INPUT FOR THIS TASK:
══════════

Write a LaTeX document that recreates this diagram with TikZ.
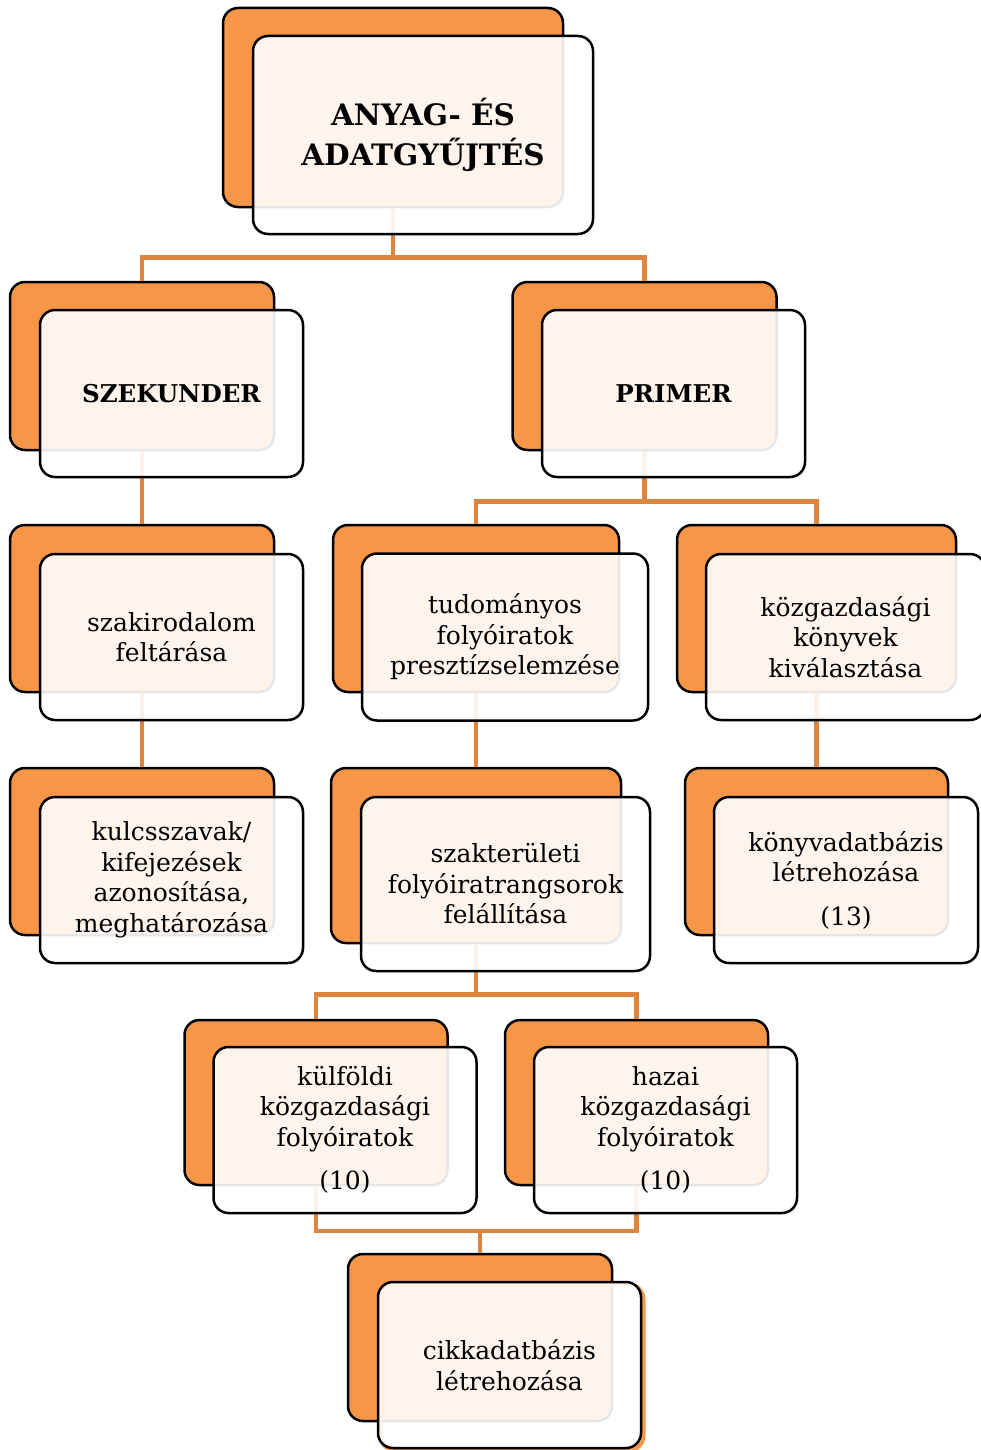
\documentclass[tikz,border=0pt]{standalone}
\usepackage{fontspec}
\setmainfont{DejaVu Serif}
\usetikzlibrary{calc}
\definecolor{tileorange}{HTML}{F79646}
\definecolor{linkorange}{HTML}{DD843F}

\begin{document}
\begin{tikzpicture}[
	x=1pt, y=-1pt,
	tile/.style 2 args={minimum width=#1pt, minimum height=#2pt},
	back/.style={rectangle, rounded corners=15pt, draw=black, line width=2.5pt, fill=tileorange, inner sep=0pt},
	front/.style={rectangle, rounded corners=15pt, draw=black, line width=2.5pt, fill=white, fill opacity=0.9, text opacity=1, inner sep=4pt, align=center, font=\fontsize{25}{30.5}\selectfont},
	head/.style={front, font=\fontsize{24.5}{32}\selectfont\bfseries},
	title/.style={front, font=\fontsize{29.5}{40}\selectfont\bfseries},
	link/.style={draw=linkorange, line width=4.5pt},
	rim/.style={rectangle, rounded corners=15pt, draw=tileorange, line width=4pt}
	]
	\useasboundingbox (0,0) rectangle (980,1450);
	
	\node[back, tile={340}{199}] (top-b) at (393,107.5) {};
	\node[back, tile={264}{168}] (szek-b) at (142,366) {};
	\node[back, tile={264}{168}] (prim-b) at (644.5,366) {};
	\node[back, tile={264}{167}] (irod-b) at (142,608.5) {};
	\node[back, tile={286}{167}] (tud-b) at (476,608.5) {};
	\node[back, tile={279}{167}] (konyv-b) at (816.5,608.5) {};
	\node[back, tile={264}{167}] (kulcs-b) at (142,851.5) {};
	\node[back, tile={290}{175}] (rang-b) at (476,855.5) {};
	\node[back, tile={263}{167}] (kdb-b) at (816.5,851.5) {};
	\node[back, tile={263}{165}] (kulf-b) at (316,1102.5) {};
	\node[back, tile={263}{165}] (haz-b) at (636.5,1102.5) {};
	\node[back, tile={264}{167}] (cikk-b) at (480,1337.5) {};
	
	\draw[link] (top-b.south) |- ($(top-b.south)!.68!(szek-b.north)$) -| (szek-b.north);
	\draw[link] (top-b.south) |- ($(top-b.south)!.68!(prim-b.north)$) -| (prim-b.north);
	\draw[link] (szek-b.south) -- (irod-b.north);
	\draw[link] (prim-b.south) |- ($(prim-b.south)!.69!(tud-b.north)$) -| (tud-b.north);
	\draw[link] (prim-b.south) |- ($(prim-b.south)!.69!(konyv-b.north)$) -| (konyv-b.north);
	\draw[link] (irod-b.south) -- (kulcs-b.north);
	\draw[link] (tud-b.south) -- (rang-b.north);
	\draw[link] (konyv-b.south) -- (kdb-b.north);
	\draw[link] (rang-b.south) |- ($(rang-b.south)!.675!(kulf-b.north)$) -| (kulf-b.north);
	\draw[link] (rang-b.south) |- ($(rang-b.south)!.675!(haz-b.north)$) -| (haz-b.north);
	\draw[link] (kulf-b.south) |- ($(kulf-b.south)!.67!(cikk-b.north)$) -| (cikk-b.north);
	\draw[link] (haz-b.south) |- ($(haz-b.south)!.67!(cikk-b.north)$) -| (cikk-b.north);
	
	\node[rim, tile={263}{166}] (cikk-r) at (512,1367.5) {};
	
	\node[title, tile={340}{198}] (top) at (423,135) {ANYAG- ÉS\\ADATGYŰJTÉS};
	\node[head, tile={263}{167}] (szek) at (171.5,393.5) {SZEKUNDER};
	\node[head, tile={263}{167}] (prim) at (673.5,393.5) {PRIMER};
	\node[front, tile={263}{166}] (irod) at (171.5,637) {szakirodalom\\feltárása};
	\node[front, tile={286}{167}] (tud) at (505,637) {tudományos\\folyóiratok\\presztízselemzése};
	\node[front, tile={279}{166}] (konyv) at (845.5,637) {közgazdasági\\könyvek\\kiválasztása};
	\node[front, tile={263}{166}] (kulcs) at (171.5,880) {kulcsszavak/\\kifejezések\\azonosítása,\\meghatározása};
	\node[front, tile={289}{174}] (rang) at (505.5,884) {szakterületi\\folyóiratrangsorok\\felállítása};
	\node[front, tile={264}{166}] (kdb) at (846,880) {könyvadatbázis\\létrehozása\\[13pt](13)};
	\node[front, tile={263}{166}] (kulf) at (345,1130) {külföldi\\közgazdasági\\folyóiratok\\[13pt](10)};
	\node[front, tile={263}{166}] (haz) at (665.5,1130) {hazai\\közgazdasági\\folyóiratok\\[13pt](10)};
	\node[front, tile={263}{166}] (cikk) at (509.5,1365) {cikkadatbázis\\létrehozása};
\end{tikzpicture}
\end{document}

══════════

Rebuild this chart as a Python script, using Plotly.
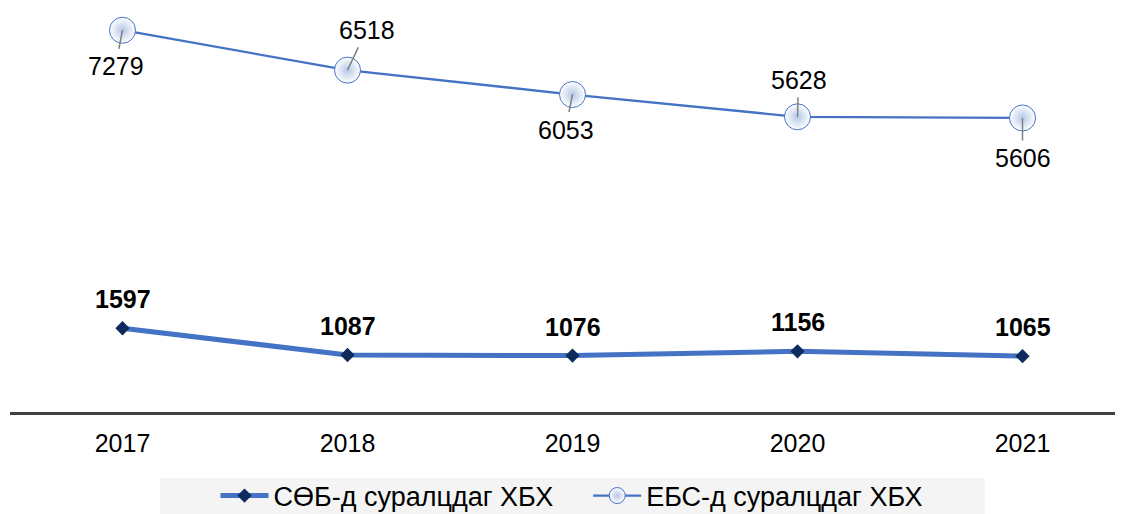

══════════

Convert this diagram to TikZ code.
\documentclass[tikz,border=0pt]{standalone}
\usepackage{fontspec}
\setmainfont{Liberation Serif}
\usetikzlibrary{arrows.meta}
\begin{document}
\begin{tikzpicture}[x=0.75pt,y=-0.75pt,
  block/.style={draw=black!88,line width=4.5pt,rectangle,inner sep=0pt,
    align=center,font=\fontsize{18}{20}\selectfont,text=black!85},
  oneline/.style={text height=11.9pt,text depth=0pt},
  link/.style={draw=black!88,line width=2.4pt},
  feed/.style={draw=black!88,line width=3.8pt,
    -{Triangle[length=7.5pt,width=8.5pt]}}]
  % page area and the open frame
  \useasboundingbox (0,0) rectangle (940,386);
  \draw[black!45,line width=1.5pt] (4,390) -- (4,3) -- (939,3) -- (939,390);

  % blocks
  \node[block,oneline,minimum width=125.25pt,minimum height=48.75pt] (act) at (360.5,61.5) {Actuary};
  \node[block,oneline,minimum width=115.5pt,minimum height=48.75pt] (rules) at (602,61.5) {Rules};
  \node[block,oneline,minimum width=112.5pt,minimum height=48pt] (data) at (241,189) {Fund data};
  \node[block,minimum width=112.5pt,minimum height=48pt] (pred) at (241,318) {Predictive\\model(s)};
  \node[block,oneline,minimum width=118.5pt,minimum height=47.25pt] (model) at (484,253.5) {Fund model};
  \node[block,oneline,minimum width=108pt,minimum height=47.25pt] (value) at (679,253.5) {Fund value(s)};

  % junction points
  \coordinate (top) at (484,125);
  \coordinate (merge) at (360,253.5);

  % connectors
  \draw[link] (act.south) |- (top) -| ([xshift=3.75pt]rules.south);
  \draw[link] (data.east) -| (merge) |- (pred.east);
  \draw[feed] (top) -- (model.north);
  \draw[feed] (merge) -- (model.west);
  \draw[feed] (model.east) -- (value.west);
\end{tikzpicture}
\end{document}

══════════

WRITTEN REQUEST: Begin at the line that has "Write a LaTeX", stop after the line that has "(0,0) rectangle (980,1450);", and reproduce every line between them exactly and nothing else. Pictures stay out of the copy.

WRITTEN ANSWER:
Write a LaTeX document that recreates this diagram with TikZ.
\documentclass[tikz,border=0pt]{standalone}
\usepackage{fontspec}
\setmainfont{DejaVu Serif}
\usetikzlibrary{calc}
\definecolor{tileorange}{HTML}{F79646}
\definecolor{linkorange}{HTML}{DD843F}

\begin{document}
\begin{tikzpicture}[
	x=1pt, y=-1pt,
	tile/.style 2 args={minimum width=#1pt, minimum height=#2pt},
	back/.style={rectangle, rounded corners=15pt, draw=black, line width=2.5pt, fill=tileorange, inner sep=0pt},
	front/.style={rectangle, rounded corners=15pt, draw=black, line width=2.5pt, fill=white, fill opacity=0.9, text opacity=1, inner sep=4pt, align=center, font=\fontsize{25}{30.5}\selectfont},
	head/.style={front, font=\fontsize{24.5}{32}\selectfont\bfseries},
	title/.style={front, font=\fontsize{29.5}{40}\selectfont\bfseries},
	link/.style={draw=linkorange, line width=4.5pt},
	rim/.style={rectangle, rounded corners=15pt, draw=tileorange, line width=4pt}
	]
	\useasboundingbox (0,0) rectangle (980,1450);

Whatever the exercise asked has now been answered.